Grid with max fuel. Taking less is basically a self-imposed penalty with no upside. Under the current tire model, tires double-stint fine if you don’t overdrive them — the old “new tires every stop” advice is outdated, and a set is still in good shape at the end of a 20-minute race.

When you do change, take all 4. A four-tire stop is about 9 seconds, covered by roughly 18 L of fuel, and the pace gain is usually worth it even when the fuel pumped doesn’t fully cover the tire time. Don’t overfill beyond that — excess fuel adds pump time and weight. Set the auto-fuel margin to about 1 lap to guarantee you finish without carrying dead weight.

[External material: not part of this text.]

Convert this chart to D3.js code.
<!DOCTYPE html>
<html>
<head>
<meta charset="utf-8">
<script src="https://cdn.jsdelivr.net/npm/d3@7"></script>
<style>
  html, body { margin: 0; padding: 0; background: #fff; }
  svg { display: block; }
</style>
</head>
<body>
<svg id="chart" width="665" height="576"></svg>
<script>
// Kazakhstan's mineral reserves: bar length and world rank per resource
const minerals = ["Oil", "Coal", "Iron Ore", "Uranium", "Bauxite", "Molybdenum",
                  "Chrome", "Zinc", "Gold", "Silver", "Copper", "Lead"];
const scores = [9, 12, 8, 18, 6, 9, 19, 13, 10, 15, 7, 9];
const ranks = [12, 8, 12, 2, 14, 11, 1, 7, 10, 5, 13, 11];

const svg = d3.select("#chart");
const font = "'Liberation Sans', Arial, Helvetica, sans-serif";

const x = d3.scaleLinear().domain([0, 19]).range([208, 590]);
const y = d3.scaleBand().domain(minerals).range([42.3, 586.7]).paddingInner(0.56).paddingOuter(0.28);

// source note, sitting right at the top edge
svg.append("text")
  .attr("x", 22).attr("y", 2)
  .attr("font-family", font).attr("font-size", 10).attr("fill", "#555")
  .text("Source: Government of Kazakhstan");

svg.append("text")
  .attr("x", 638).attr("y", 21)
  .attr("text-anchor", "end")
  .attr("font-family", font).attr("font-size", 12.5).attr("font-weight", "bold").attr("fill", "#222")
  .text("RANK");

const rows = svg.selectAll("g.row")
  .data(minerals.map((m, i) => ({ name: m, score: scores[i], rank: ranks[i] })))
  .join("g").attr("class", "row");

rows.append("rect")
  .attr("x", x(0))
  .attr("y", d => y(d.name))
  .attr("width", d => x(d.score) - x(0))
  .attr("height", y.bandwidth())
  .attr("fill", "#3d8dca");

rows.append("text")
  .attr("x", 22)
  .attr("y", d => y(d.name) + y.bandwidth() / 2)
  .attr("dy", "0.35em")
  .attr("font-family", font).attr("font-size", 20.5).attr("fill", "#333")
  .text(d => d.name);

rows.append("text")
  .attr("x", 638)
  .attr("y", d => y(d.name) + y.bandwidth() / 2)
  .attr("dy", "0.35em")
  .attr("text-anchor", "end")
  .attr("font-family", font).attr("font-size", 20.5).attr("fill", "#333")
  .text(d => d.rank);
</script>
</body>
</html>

To save fuel, lift about 1 second before braking, back up your braking points and run slightly tighter lines; raise the fuel-save target in strong-draft weeks like Watkins Glen, where the tow lets you back off the throttle and still hold pace. The race strategy page owns the full fuel math and stint-length numbers. See pedals and racecraft for the braking consistency this depends on.

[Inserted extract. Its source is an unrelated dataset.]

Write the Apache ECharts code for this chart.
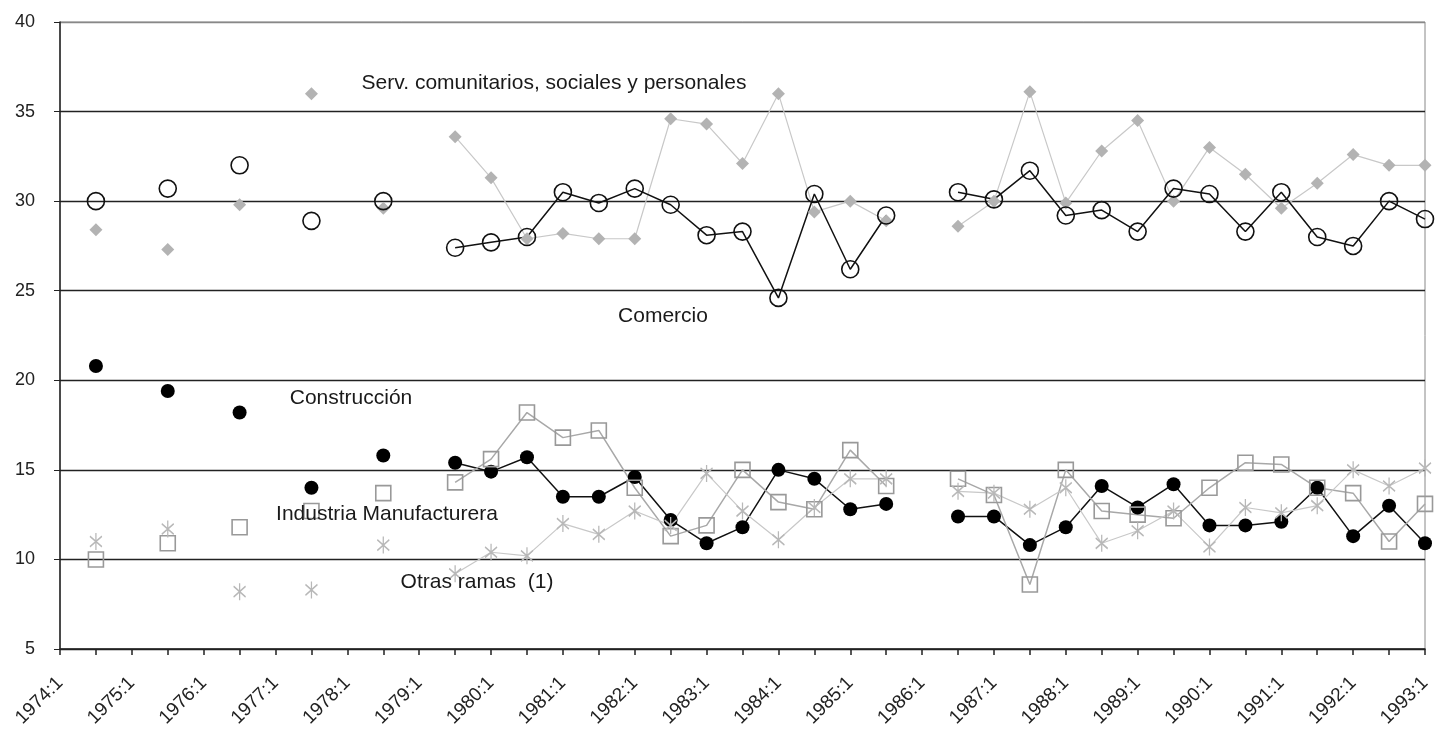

The big multiclass team events are the 24 Hours of Daytona, the 12 Hours of Sebring, Petit Le Mans, the Bathurst 12 Hour, the Nurburgring 24, the 24 Hours of Le Mans (Global Endurance Tour), and the 6 Hours of the Glen and Spa. Team Driving must be enabled per event, and your split is assigned by combined team iRating, so the top splits hold the fastest teams in the world. Startlight shows what iRacing session is running now, what’s next, and time-to-green, so you know exactly when your stint and the green flag land.

Frequently asked questions

As the slower car in multiclass, where should I go when a faster car catches me?

Hold your line. The blue flag is information, not a command (Sporting Code 7.4) — it tells you traffic is coming, it does not order you to move over. Do not dive off-line to 'make room'; that puts you exactly where the faster car already committed to pass, which is how the slower car ends up wrecking another class's leader. Be predictable, lift on the straights where you won't lose track position, and let them through cleanly. The faster car owns the pass.

How do driver changes work in iRacing endurance races?

The car must be stationary in its own pit stall. A 30-second swap timer starts when the car stops and runs concurrently with fueling, tires and repairs, so it usually costs no extra time. Teams need a minimum of 2 drivers and a maximum of 16. The setup is loaded once and locked for the entire car through every swap — mid-race you can only change what the in-car black box exposes.

How much fuel and how many tires should I take in an endurance stop?

Grid with max fuel — taking less is a self-imposed penalty with no upside. Under the current tire model, tires double-stint fine if you don't overdrive them, so the old 'new tires every stop' advice is outdated. When you do change, take all four — about a 9-second stop. Set the auto-fuel margin to about 1 lap so you finish without carrying dead weight. See race strategy for the full fuel math.